Five female trainee cosmonauts were chosen from over four hundred applicants; all were trained parachutists. They would undergo a year of weightless flights, isolation tests, centrifugal tests, engineering and rocket flight theory, as well as parachute jumps and pilot training.
Ms Tereshkova was said to have been selected from the five to pilot Vostok VI as she was a perfect example of a proletarian Soviet citizen; her father, a tractor driver, had been a tank crew member that died in the war, while her mother had also been a textile worker.
She returned to Earth, parachuting out of her capsule, several hundred miles from her take-off site. She would return to Moscow amid great fanfare to be feted by the Communist Party, but would not return to space.
Remarkably it would take over 19 years before another female astronaut, Svetlana Savitskaya, would undertake space travel, on board the Soyuz T-7 craft.
Valentina Tereshkova - Did you know?
- Tereshkova had joined a parachutists' club - popular in the USSR at the time - in 1959. All applicants to the female cosmonaut programme had to be parachutists under 30 years of age, under 5 feet 7 inches tall, and under 154lb in weight.
- She became the fifth Russian cosmonaut and only the 12th person to undertake space travel.
- Though technically was a civilian, she was given a commission as a Junior Lieutenant in the Soviet Air Force as part of her training programme.
- During her mission she maintained a flight log and manually controlled her craft. She took photos of Earth's horizon from space which were later used to identify aerosol layers in the atmosphere.
- While in flight, Tereshkova was asked how she was feeling by ground controllers and her answers were recorded as being 'evasive'. It later transpired that she had felt nauseous through much of the journey and may even have vomited.

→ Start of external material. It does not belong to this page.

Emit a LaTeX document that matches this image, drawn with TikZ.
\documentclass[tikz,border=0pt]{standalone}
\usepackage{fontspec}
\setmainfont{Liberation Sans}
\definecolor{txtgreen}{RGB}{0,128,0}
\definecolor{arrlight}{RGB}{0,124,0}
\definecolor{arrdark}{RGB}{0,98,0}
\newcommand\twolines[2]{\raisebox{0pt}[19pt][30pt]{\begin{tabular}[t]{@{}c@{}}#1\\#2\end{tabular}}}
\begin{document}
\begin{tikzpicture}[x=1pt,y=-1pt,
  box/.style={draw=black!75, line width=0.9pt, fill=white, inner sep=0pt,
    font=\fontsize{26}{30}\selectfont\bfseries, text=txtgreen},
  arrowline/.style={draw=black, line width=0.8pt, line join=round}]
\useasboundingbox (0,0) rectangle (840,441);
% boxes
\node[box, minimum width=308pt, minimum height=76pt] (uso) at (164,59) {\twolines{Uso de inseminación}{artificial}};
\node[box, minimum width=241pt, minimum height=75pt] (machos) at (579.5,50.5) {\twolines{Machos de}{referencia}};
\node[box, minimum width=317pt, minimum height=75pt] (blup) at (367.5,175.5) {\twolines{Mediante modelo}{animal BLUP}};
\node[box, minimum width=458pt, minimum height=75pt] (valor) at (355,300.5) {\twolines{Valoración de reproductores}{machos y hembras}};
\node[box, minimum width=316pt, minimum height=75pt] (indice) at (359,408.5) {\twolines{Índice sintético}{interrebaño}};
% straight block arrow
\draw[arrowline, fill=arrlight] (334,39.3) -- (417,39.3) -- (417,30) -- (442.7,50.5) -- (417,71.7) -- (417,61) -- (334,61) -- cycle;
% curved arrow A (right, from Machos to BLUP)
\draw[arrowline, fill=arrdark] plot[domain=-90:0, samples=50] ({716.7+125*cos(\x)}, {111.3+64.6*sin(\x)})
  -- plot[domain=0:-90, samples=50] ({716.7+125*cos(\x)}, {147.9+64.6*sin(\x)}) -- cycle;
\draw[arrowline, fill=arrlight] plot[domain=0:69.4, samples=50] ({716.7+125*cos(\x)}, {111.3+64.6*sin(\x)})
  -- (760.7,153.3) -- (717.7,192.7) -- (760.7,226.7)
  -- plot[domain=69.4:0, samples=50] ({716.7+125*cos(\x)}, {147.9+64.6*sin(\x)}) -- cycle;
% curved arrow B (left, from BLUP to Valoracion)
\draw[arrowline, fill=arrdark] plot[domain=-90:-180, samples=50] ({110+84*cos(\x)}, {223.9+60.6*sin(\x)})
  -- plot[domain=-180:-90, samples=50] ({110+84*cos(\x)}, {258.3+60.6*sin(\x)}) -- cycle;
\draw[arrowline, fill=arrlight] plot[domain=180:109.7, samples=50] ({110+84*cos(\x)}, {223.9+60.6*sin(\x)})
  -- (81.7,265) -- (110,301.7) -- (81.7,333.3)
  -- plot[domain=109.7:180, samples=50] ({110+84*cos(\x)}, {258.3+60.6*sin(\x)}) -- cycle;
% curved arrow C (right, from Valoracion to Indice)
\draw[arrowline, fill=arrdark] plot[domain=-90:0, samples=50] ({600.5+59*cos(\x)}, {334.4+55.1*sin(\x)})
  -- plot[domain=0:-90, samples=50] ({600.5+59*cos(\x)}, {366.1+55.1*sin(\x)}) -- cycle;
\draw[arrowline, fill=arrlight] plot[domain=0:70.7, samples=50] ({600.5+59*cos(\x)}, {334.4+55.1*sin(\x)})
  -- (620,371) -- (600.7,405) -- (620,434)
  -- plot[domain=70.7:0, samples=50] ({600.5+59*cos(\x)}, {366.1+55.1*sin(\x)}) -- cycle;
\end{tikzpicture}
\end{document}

- On landing on a farm in a remote part of northern Kazakhstan, Tereshkova exchanged her space food packages for a meal from farmers - possibly to disguise the fact she had not eaten during her flight - which she wolfed down, against medical orders.

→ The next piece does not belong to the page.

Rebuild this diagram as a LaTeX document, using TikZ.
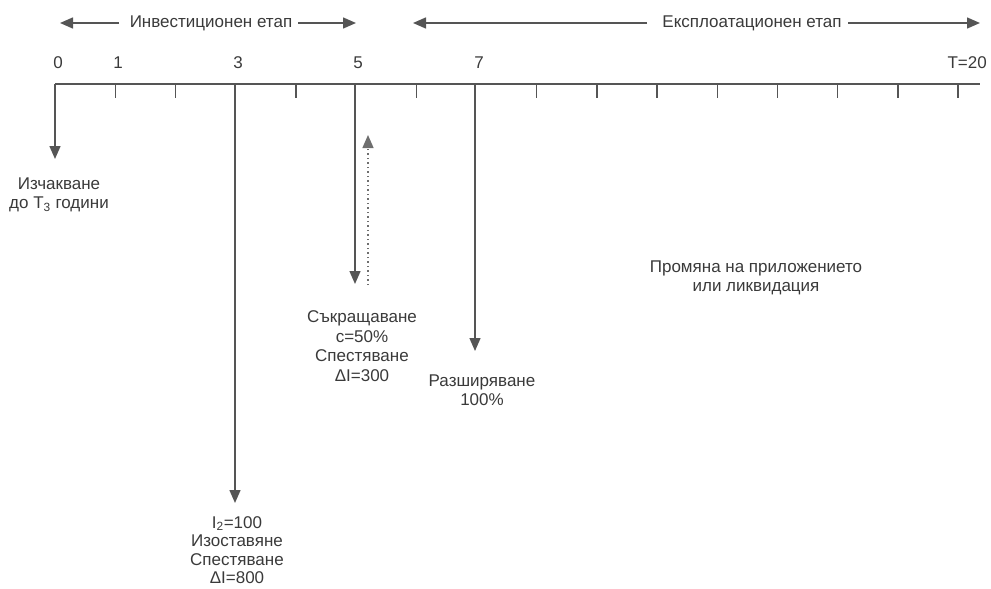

- On November 3, 1963 she would marry fellow cosmonaut Andriyan Nikolayev. The couple's daughter, Elena, was the first person to be born of parents that had both travelled in space. The couple divorced in 1982.
- Tereshkova became a feted political figure, serving as a member of the Supreme Soviet and the Central Committee of the Communist Party. In 2007, she was awarded the Order for Service to the Fatherland by president Vladimir Putin (above).
- Still considered a hero, she was elected to the State Duma, the lower house of the Russian legislature, in 2011.